Las fotos me llevaban en volandas a una ciudad volcada en el delirio: procesiones con cánticos al viento, hogueras avivadas con los libros prohibidos, penitentes haciendo público su arrepentimiento. Y, siempre, la mirada inquisidora de un clérigo, implacable notario de cuanto sucediera.  
1947. Santa Misión. Tras el paso de la hidra roja, había que borrar todas sus huellas. No bastaba el fusilamiento de los disidentes ni las largas condenas a presidio. Aplastados los combatientes y sus simpatizantes, el estado fascista y la iglesia católica decidieron barrer las conciencias y arrojar a las llamas cualquier brizna de heterodoxia, cualquier vestigio de insubordinación. Nada mejor que aquellos actos públicos para hacer aflorar lo clandestino o para que el culpable proclamara su retorno al redil. Así se congraciaron con el régimen algunos vergonzantes.   
Suele ocurrir, en tiempos de reflujo. La marea de la libertad deja, al retroceder, toda la arena expuesta al oleaje de la opresión. También, y sobre todo, en literatura, pues las palabras se las lleva el viento, pero lo escrito –como pontificó Poncio Pilato- escrito está. Y quien firma un artículo como éste, bien puede estar firmando su propia condena. El fuego, sin embargo, puede tachar las rúbricas y desdecirse en público conseguir el perdón de los tiranos.   
En esta misma página, publiqué no hace mucho un artículo titulado Tiempo de arrepentidos y biempensantes. El arte de desdecirse, que levantó, al parecer, algunas ampollas. Un año antes y en la misma línea, critiqué unas declaraciones de Juan Marsé, no menos sorprendentes que las que dieron pie al mencionado escrito. Hoy, recabando información sobre El cónsul de Sodoma, hallo varias entradas protagonizadas por la rabieta del laureado autor de Últimas tardes con Teresa. Pero, si su rechazo al film es absolutamente legítimo, sus palabras condenatorias suenan a la más rancia Inquisición: grotesca, ridícula, falsa, inverosímil, sucia, pedante, dirigida por un fallero incompetente y desinformado, mal interpretada, con diálogos deplorables.

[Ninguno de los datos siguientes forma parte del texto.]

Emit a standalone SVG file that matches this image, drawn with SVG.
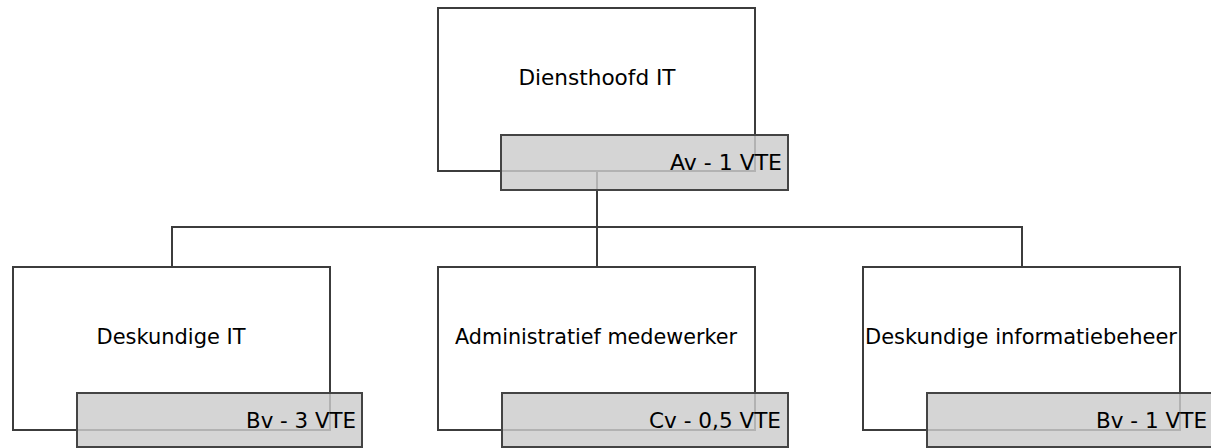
<svg xmlns="http://www.w3.org/2000/svg" width="1211" height="448" viewBox="0 0 1211 448">
<style>
.box{fill:#ffffff;stroke:#3c3c3c;stroke-width:2}
.tag{fill:#cccccc;fill-opacity:0.82;stroke:#444444;stroke-width:2}
.conn{fill:none;stroke:#3c3c3c;stroke-width:2}
text{font-family:"DejaVu Sans","Liberation Sans",sans-serif;font-size:20.5px;fill:#000}
.c{text-anchor:middle}
.e{text-anchor:end}
</style>
<rect width="1211" height="448" fill="#ffffff"/>
<g id="connectors">
<path class="conn" d="M597 171 V267"/>
<path class="conn" d="M172 267 V227 H1022 V267"/>
</g>
<g id="node-diensthoofd">
<rect class="box" x="438" y="8" width="317" height="163"/>
<text class="c" x="597" y="85" textLength="157" lengthAdjust="spacingAndGlyphs">Diensthoofd IT</text>
<rect class="tag" x="501" y="135" width="287" height="55"/>
<text class="e" x="782" y="170" textLength="112" lengthAdjust="spacingAndGlyphs">Av - 1 VTE</text>
</g>
<g id="node-deskundige-it">
<rect class="box" x="13" y="267" width="317" height="163"/>
<text class="c" x="171" y="344" textLength="149" lengthAdjust="spacingAndGlyphs">Deskundige IT</text>
<rect class="tag" x="77" y="393" width="285" height="54"/>
<text class="e" x="356" y="428" textLength="110" lengthAdjust="spacingAndGlyphs">Bv - 3 VTE</text>
</g>
<g id="node-administratief">
<rect class="box" x="438" y="267" width="317" height="163"/>
<text class="c" x="596" y="344" textLength="282" lengthAdjust="spacingAndGlyphs">Administratief medewerker</text>
<rect class="tag" x="502" y="393" width="286" height="54"/>
<text class="e" x="781" y="428" textLength="132" lengthAdjust="spacingAndGlyphs">Cv - 0,5 VTE</text>
</g>
<g id="node-informatiebeheer">
<rect class="box" x="863" y="267" width="317" height="163"/>
<text class="c" x="1021" y="344" textLength="312" lengthAdjust="spacingAndGlyphs">Deskundige informatiebeheer</text>
<rect class="tag" x="927" y="393" width="286" height="54"/>
<text class="e" x="1207" y="428" textLength="111" lengthAdjust="spacingAndGlyphs">Bv - 1 VTE</text>
</g>
</svg>
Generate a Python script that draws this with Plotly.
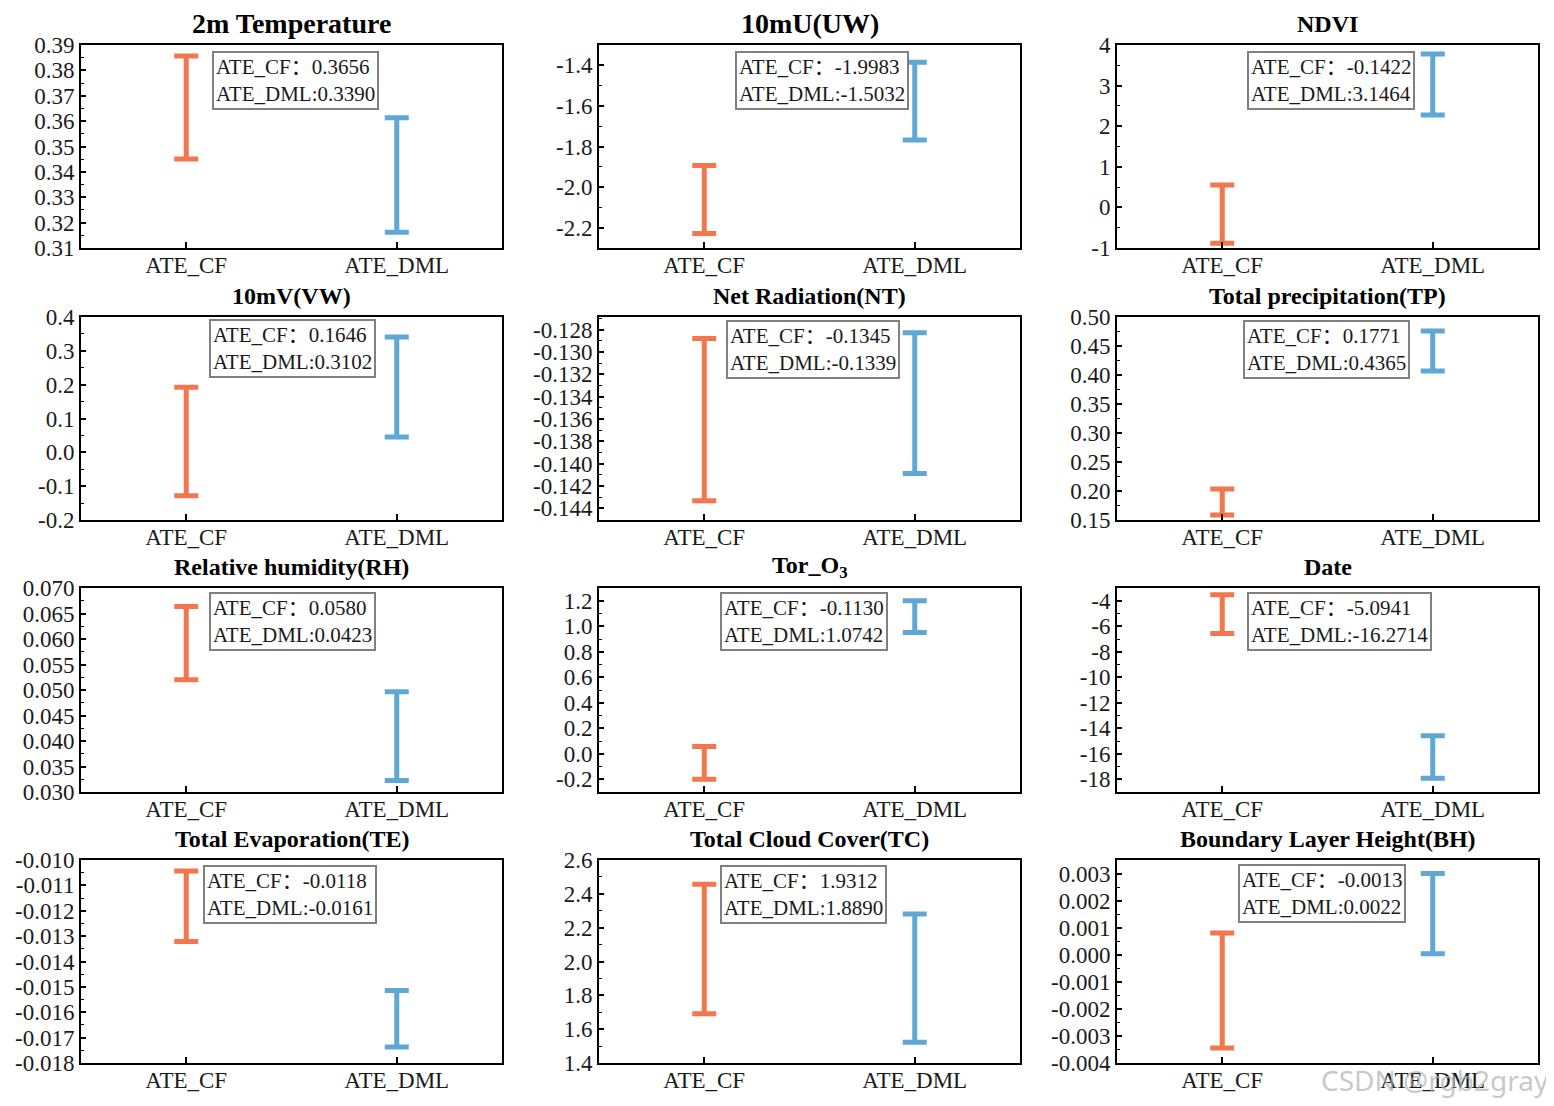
import plotly.graph_objects as go

# ---------------- data ----------------
categories = ["ATE_CF", "ATE_DML"]

titles = ["2m Temperature", "10mU(UW)", "NDVI",
          "10mV(VW)", "Net Radiation(NT)", "Total precipitation(TP)",
          "Relative humidity(RH)", "Tor_O<sub>3</sub>", "Date",
          "Total Evaporation(TE)", "Total Cloud Cover(TC)", "Boundary Layer Height(BH)"]

ate_cf_text = ["0.3656", "-1.9983", "-0.1422", "0.1646", "-0.1345", "0.1771",
               "0.0580", "-0.1130", "-5.0941", "-0.0118", "1.9312", "-0.0013"]
ate_dml_text = ["0.3390", "-1.5032", "3.1464", "0.3102", "-0.1339", "0.4365",
                "0.0423", "1.0742", "-16.2714", "-0.0161", "1.8890", "0.0022"]

cf_low = [0.3451, -2.229, -0.884, -0.128, -0.14332, 0.1586,
          0.05199, -0.200, -6.574, -0.01321, 1.691, -0.00345]
cf_high = [0.3857, -1.894, 0.552, 0.1925, -0.1288, 0.2034,
           0.06636, 0.056, -3.527, -0.01043, 2.456, 0.0008]
dml_low = [0.3162, -1.768, 2.276, 0.045, -0.14088, 0.4071,
           0.03225, 0.951, -17.92, -0.01737, 1.522, 0.000038]
dml_high = [0.3613, -1.385, 3.778, 0.341, -0.12827, 0.4759,
            0.04967, 1.200, -14.586, -0.01514, 2.281, 0.0030]

y_ranges = [[0.31, 0.39], [-2.3, -1.3], [-1, 4],
            [-0.2, 0.4], [-0.14504, -0.12687], [0.15, 0.50],
            [0.030, 0.070], [-0.3, 1.3], [-19, -3],
            [-0.018, -0.010], [1.4, 2.6], [-0.004, 0.0035]]

y_ticks = [
    [0.31, 0.32, 0.33, 0.34, 0.35, 0.36, 0.37, 0.38, 0.39],
    [-2.2, -2.0, -1.8, -1.6, -1.4],
    [-1, 0, 1, 2, 3, 4],
    [-0.2, -0.1, 0.0, 0.1, 0.2, 0.3, 0.4],
    [-0.144, -0.142, -0.140, -0.138, -0.136, -0.134, -0.132, -0.130, -0.128],
    [0.15, 0.20, 0.25, 0.30, 0.35, 0.40, 0.45, 0.50],
    [0.030, 0.035, 0.040, 0.045, 0.050, 0.055, 0.060, 0.065, 0.070],
    [-0.2, 0.0, 0.2, 0.4, 0.6, 0.8, 1.0, 1.2],
    [-18, -16, -14, -12, -10, -8, -6, -4],
    [-0.018, -0.017, -0.016, -0.015, -0.014, -0.013, -0.012, -0.011, -0.010],
    [1.4, 1.6, 1.8, 2.0, 2.2, 2.4, 2.6],
    [-0.004, -0.003, -0.002, -0.001, 0.000, 0.001, 0.002, 0.003],
]
tick_decimals = [2, 1, 0, 1, 3, 2, 3, 1, 0, 3, 1, 3]

# ---------------- layout config ----------------
OFF = 8                      # page body margin of the html page
W, H = 1554 - OFF, 1106 - OFF
col_px = [(81, 502), (599, 1020), (1117, 1538)]
row_px = [(45, 248), (317, 520), (588, 792), (860, 1063)]
box_x = [0.311, 0.323, 0.309, 0.304, 0.302, 0.299, 0.304, 0.287, 0.309, 0.290, 0.287, 0.287]
box_top_px = [6, 6, 6, 2, 3, 3, 4, 4, 4, 5, 5, 4]
title_size = [28, 28, 24, 24, 24, 24, 24, 24, 24, 24, 24, 24]

ORANGE = "#F2774F"
BLUE = "#5FA8D3"
FONT = "Liberation Serif"
BOX_FONT = "Liberation Serif, 'Noto Sans CJK SC'"


def px_x(x):
    return (x - OFF) / W


def px_y(y):
    return 1 - (y - OFF) / H


fig = go.Figure()
annotations = []
layout_axes = {}

for i in range(12):
    r, c = divmod(i, 3)
    n = i + 1
    xa = "x" if n == 1 else f"x{n}"
    ya = "y" if n == 1 else f"y{n}"
    xkey = "xaxis" if n == 1 else f"xaxis{n}"
    ykey = "yaxis" if n == 1 else f"yaxis{n}"
    x0, x1 = col_px[c]
    t, b = row_px[r]
    xdom = [px_x(x0), px_x(x1)]
    ydom = [px_y(b), px_y(t)]

    for cat, lo, hi, col in ((categories[0], cf_low[i], cf_high[i], ORANGE),
                             (categories[1], dml_low[i], dml_high[i], BLUE)):
        mid = (lo + hi) / 2
        fig.add_trace(go.Scatter(
            x=[cat], y=[mid], mode="markers", xaxis=xa, yaxis=ya,
            marker=dict(size=1, color="rgba(0,0,0,0)"),
            error_y=dict(type="data", symmetric=False, array=[hi - mid],
                         arrayminus=[mid - lo], color=col, thickness=5, width=12),
            showlegend=False, hoverinfo="skip"))

    d = tick_decimals[i]
    ticktext = [f"{v:.{d}f}" for v in y_ticks[i]]
    step = y_ticks[i][1] - y_ticks[i][0]

    layout_axes[xkey] = dict(
        domain=xdom, anchor=ya, type="category", range=[-0.5, 1.5],
        categoryorder="array", categoryarray=categories,
        showline=True, linecolor="black", linewidth=2, mirror=True,
        ticks="inside", ticklen=6, tickwidth=2, tickcolor="black",
        ticklabelstandoff=-5, automargin=False,
        tickfont=dict(family=FONT, size=23, color="#1a1a1a"),
        showgrid=False, zeroline=False, fixedrange=True)
    layout_axes[ykey] = dict(
        domain=ydom, anchor=xa, range=y_ranges[i],
        tickvals=y_ticks[i], ticktext=ticktext, automargin=False,
        showline=True, linecolor="black", linewidth=2, mirror=True,
        ticks="inside", ticklen=5, tickwidth=1.5, tickcolor="black",
        minor=dict(ticks="inside", ticklen=3, tickwidth=1, tickcolor="black",
                   dtick=step / 2, tick0=y_ticks[i][0], showgrid=False),
        tickfont=dict(family=FONT, size=23, color="#1a1a1a"),
        showgrid=False, zeroline=False, fixedrange=True)

    # subplot title
    annotations.append(dict(
        text=f"<b>{titles[i]}</b>", xref="paper", yref="paper",
        x=px_x((x0 + x1) / 2), y=px_y(t - 21), xanchor="center", yanchor="middle",
        showarrow=False, font=dict(family=FONT, size=title_size[i], color="black")))

    # value box
    annotations.append(dict(
        text=f"ATE_CF：{ate_cf_text[i]}<br>ATE_DML:{ate_dml_text[i]}",
        xref=f"{xa} domain", yref=f"{ya} domain",
        x=box_x[i], y=1 - box_top_px[i] / (b - t), xanchor="left", yanchor="top",
        align="left", showarrow=False, bgcolor="white",
        bordercolor="#808080", borderwidth=2, borderpad=2,
        font=dict(family=BOX_FONT, size=21, color="#1a1a1a")))

# watermark
annotations.append(dict(
    text="CSDN @rgb2gray", xref="paper", yref="paper",
    x=px_x(1551), y=px_y(1080), xanchor="right", yanchor="middle",
    showarrow=False, font=dict(family="Noto Sans", size=28, color="rgba(175,175,175,0.7)")))

fig.update_layout(
    template="none",
    width=W, height=H, margin=dict(l=0, r=0, t=0, b=0, autoexpand=False),
    paper_bgcolor="white", plot_bgcolor="white",
    annotations=annotations, **layout_axes)

fig.write_html("out.html")
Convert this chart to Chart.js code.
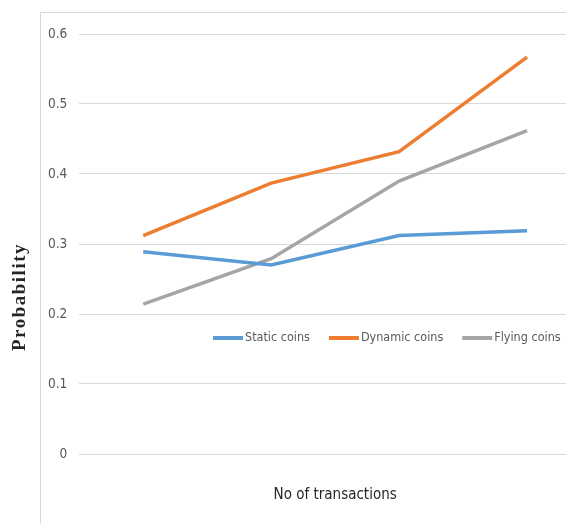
<!DOCTYPE html>
<html>
<head>
<meta charset="utf-8">
<script src="https://cdn.jsdelivr.net/npm/chart.js@4/dist/chart.umd.min.js"></script>
<style>
  body { margin: 0; background: #fff; overflow: hidden; }
  #wrap { position: relative; width: 600px; height: 524px; }
  #cadre { position: absolute; left: 40px; top: 12px; width: 600px; height: 600px;
    border-left: 1px solid #d9d9d9; border-top: 1px solid #d9d9d9; }
  canvas { position: absolute; left: 0; top: 0; }
</style>
</head>
<body>
<div id="wrap">
  <div id="cadre"></div>
  <canvas id="myChart" width="600" height="524"></canvas>
</div>
<script>
// donnees
const labels = ["1", "2", "3", "4"];
const staticCoins = [0.289, 0.27, 0.312, 0.319];
const dynamicCoins = [0.312, 0.387, 0.432, 0.567];
const flyingCoins = [0.214, 0.279, 0.39, 0.462];
const yTicks = [0, 0.1, 0.2, 0.3, 0.4, 0.5, 0.6];

const police = "'Liberation Sans Narrow', 'DejaVu Sans Condensed', sans-serif";

// legende dessinee dans la zone du graphique
const legendeInterne = {
  id: "legendeInterne",
  afterDraw(chart) {
    const ctx = chart.ctx;
    let x = 213;
    const y = 338;
    ctx.save();
    ctx.font = "12.5px " + police;
    ctx.textBaseline = "middle";
    chart.data.datasets.forEach((ds) => {
      ctx.strokeStyle = ds.borderColor;
      ctx.lineWidth = 4;
      ctx.beginPath();
      ctx.moveTo(x, y);
      ctx.lineTo(x + 30, y);
      ctx.stroke();
      ctx.fillStyle = "#595959";
      ctx.fillText(ds.label, x + 32, y);
      x += 32 + ctx.measureText(ds.label).width + 19;
    });
    // titre vertical
    ctx.translate(20, 297);
    ctx.rotate(-Math.PI / 2);
    ctx.font = "bold 19px 'Liberation Serif', 'DejaVu Serif', serif";
    ctx.letterSpacing = "1.5px";
    ctx.fillStyle = "#262626";
    ctx.textAlign = "center";
    ctx.fillText("Probability", 0, 0);
    ctx.restore();
  },
};

const data = {
  labels: labels,
  datasets: [
    { label: "Static coins", data: staticCoins, borderColor: "#5b9bd5" },
    { label: "Dynamic coins", data: dynamicCoins, borderColor: "#ed7d31" },
    { label: "Flying coins", data: flyingCoins, borderColor: "#a5a5a5" },
  ],
};

const config = {
  type: "line",
  data: data,
  options: {
    responsive: false,
    animation: false,
    elements: {
      point: { radius: 0 },
      line: { borderWidth: 3.5, tension: 0 },
    },
    layout: { padding: { left: 36, right: 9, top: 34, bottom: 16 } },
    plugins: { legend: false, tooltip: { enabled: false } },
    scales: {
      x: {
        offset: true,
        grid: { display: false },
        border: { display: false },
        ticks: { display: false },
        title: {
          display: true,
          text: "No of transactions",
          color: "#262626",
          font: { family: police, size: 15 },
          padding: { top: 24 },
        },
      },
      y: {
        min: 0,
        max: 0.6,
        afterBuildTicks: (scale) => {
          scale.ticks = yTicks.map((v) => ({ value: v }));
        },
        grid: { color: "#d9d9d9", lineWidth: 1, drawTicks: false },
        border: { display: false },
        ticks: {
          color: "#595959",
          padding: 12,
          font: { family: police, size: 13.5 },
          callback: (v) => (v === 0 ? "0" : v.toFixed(1)),
        },
      },
    },
  },
  plugins: [legendeInterne],
};

let context = document.getElementById("myChart").getContext("2d");
let chart = new Chart(context, config);
</script>
</body>
</html>
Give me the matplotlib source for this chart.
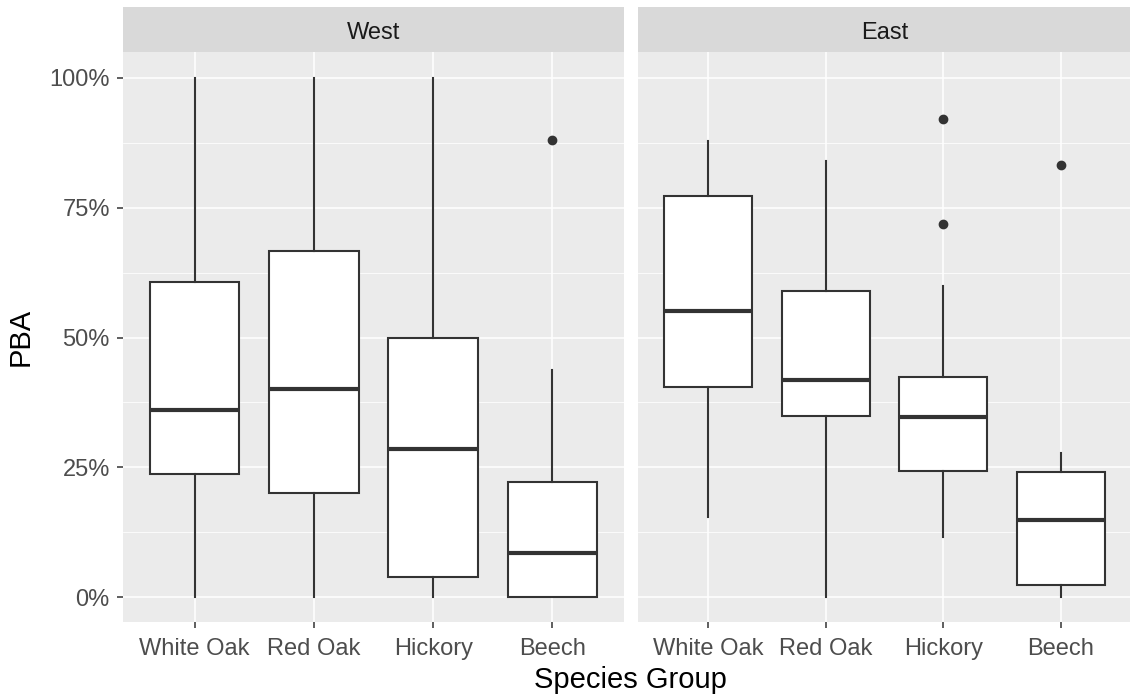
import matplotlib.pyplot as plt
from matplotlib.ticker import PercentFormatter

plt.rcParams['font.family'] = ['Arial', 'Liberation Sans', 'DejaVu Sans']

# Box summaries (percent of basal area)
species = ['White Oak', 'Red Oak', 'Hickory', 'Beech']
regions = ['West', 'East']

west_low = [0, 0, 0, 0]
west_q1 = [23.8, 20.0, 3.9, 0.0]
west_med = [36.0, 40.0, 28.6, 8.5]
west_q3 = [60.6, 66.7, 50.0, 22.2]
west_high = [100, 100, 100, 43.8]
west_out = [[], [], [], [88.0]]

east_low = [15.4, 0, 11.6, 0]
east_q1 = [40.5, 34.9, 24.3, 2.3]
east_med = [55.1, 41.9, 34.7, 14.8]
east_q3 = [77.3, 59.0, 42.3, 24.1]
east_high = [87.9, 84.0, 59.9, 27.8]
east_out = [[], [], [92.0, 71.9], [83.3]]

data = {
    'West': (west_low, west_q1, west_med, west_q3, west_high, west_out),
    'East': (east_low, east_q1, east_med, east_q3, east_high, east_out),
}

fig = plt.figure(figsize=(11.3, 6.94), dpi=100)
W, H = 1130, 694
panels = {'West': (123, 624), 'East': (638, 1131)}
top, bottom, strip_top = 52, 622, 7

line_col = '#333333'
for reg in regions:
    x0, x1 = panels[reg]
    ax = fig.add_axes([x0 / W, 1 - bottom / H, (x1 - x0) / W, (bottom - top) / H])
    low, q1, med, q3, high, out = data[reg]
    stats = []
    for i, sp in enumerate(species):
        stats.append(dict(label=sp, whislo=low[i], q1=q1[i], med=med[i],
                          q3=q3[i], whishi=high[i], fliers=out[i]))
    ax.set_facecolor('#EBEBEB')
    ax.set_axisbelow(True)
    ax.grid(True, which='major', color='white', linewidth=1.1)
    ax.grid(True, which='minor', axis='y', color='white', linewidth=0.55)
    ax.bxp(stats, positions=[1, 2, 3, 4], widths=0.75, patch_artist=True,
           showcaps=False,
           boxprops=dict(facecolor='white', edgecolor=line_col, linewidth=1.5),
           medianprops=dict(color=line_col, linewidth=3),
           whiskerprops=dict(color=line_col, linewidth=1.5),
           flierprops=dict(marker='o', markerfacecolor=line_col,
                           markeredgecolor=line_col, markersize=6))
    ax.set_xlim(0.4, 4.6)
    ax.set_ylim(-4.8, 105.0)
    ax.set_yticks([0, 25, 50, 75, 100])
    ax.set_yticks([12.5, 37.5, 62.5, 87.5], minor=True)
    ax.yaxis.set_major_formatter(PercentFormatter(decimals=0))
    ax.set_xticks([1, 2, 3, 4])
    ax.set_xticklabels(species)
    ax.tick_params(axis='both', which='major', colors='#333333', length=4.5,
                   width=1.1, labelsize=17, labelcolor='#4D4D4D', pad=5)
    ax.tick_params(axis='x', which='major', pad=7)
    ax.tick_params(axis='y', which='minor', length=0)
    for s in ax.spines.values():
        s.set_visible(False)
    if reg == 'East':
        ax.tick_params(axis='y', which='both', left=False, labelleft=False)
    # facet strip
    sax = fig.add_axes([x0 / W, 1 - top / H, (x1 - x0) / W, (top - strip_top) / H])
    sax.set_facecolor('#D9D9D9')
    sax.set_xticks([])
    sax.set_yticks([])
    for s in sax.spines.values():
        s.set_visible(False)
    sax.text(0.5, 0.42, reg, ha='center', va='center', fontsize=17,
             color='#1A1A1A', transform=sax.transAxes)

fig.text(630 / W, 1 - 680 / H, 'Species Group', ha='center', va='center',
         fontsize=21, color='black')
fig.text(21 / W, 1 - 337 / H, 'PBA', ha='center', va='center',
         rotation=90, fontsize=21, color='black')

fig.savefig('out.png', dpi=100)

Es una película desvergonzada, de título infamante y producida por gente sin escrúpulos. Ya me dirán.    
Y es que, dejando a un lado la película y cualquier objeción sobre la misma, no puede un escritor beatificado admitir que, en el círculo donde saltó a la fama, se codeaba con homosexuales, consumidores de droga y otras gentes de vida disoluta, por más que fuesen de la gauche divine o precisamente por eso. El premio Cervantes y la bendición Urbi et Orbi, además de tener indulgencia plenaria, imprimen carácter.   
No tengo nada contra Juan Marsé, un magnífico escritor, cuyas obras sigo leyendo con devoción. Pero me alarman poderosamente su actitud, su acatamiento, su retractación y la enorme orfandad en que deja a quienes, algún día, cada vez más lejano, creímos en valores que la señora Sinde ha colocado al filo de la extinción.